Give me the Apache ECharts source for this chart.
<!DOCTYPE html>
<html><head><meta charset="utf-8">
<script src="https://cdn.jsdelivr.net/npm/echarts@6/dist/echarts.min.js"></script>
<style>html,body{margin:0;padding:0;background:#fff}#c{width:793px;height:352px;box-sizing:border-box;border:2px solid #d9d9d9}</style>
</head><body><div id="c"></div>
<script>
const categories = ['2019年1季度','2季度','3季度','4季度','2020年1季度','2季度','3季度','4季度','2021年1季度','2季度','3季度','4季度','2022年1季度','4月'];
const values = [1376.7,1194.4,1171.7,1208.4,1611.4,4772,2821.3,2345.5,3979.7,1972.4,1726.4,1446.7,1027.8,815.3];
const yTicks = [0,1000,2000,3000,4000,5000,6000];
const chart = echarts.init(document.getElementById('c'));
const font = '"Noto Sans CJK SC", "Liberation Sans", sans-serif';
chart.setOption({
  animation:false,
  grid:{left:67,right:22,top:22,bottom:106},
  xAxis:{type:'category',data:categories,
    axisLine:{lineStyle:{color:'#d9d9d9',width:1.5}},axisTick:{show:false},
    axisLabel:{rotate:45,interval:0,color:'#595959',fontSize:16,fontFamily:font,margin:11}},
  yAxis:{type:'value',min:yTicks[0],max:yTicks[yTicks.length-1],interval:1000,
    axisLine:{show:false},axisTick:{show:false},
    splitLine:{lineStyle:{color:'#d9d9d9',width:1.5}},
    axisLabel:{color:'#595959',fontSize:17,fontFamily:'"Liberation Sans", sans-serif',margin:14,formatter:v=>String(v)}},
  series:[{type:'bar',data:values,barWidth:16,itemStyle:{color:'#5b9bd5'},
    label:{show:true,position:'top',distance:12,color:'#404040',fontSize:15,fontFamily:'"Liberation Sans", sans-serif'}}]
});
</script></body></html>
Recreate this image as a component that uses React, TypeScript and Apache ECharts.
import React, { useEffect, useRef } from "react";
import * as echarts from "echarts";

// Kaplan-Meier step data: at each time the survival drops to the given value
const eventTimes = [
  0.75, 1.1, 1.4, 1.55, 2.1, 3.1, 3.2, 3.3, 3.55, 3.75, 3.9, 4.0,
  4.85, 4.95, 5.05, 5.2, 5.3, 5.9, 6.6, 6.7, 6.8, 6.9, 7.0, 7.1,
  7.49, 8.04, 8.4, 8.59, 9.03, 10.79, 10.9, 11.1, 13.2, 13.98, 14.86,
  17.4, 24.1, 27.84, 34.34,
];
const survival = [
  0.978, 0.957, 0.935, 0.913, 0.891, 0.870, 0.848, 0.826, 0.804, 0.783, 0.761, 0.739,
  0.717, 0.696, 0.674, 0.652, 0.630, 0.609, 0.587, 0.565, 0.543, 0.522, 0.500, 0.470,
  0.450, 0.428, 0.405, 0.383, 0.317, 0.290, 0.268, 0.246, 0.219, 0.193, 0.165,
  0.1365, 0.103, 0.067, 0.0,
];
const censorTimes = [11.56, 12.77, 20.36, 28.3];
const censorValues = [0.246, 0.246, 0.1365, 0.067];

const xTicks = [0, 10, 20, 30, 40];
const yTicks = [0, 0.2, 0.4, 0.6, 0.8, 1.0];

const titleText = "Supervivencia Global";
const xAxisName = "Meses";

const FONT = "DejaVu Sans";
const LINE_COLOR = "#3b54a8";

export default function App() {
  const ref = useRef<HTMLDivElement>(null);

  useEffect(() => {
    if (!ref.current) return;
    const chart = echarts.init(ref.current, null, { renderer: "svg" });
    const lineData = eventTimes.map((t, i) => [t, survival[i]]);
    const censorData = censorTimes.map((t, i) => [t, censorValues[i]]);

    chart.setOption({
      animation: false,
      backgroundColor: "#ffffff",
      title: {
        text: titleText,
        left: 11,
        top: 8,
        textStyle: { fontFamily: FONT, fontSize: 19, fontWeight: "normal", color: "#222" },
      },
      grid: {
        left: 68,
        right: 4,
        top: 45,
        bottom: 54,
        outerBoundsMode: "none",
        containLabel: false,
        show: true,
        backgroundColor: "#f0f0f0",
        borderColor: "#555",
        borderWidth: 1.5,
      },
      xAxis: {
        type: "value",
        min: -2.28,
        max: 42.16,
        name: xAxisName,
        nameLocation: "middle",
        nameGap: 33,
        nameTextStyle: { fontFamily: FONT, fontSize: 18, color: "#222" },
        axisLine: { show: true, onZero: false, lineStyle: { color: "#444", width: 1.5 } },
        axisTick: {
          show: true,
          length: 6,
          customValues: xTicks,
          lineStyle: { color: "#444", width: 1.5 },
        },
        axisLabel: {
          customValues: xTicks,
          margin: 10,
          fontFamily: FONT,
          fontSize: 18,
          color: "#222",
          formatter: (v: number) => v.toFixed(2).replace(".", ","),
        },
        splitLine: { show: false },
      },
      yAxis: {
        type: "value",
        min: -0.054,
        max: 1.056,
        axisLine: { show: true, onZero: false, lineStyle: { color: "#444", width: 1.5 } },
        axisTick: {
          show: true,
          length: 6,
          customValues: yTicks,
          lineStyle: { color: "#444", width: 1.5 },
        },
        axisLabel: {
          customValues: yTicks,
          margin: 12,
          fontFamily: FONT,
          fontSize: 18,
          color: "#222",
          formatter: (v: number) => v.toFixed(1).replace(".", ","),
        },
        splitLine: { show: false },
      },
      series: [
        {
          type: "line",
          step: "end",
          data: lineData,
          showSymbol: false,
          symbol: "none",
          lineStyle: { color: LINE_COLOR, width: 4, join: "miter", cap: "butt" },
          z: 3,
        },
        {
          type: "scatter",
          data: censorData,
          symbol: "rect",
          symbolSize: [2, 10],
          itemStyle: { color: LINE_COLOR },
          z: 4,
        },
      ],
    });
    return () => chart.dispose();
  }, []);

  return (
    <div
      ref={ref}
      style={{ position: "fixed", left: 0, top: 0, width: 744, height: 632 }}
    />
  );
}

EXERCISE
Find how many lines of the entries contain "Apache". Respond with the number only.

TASK RESULT
2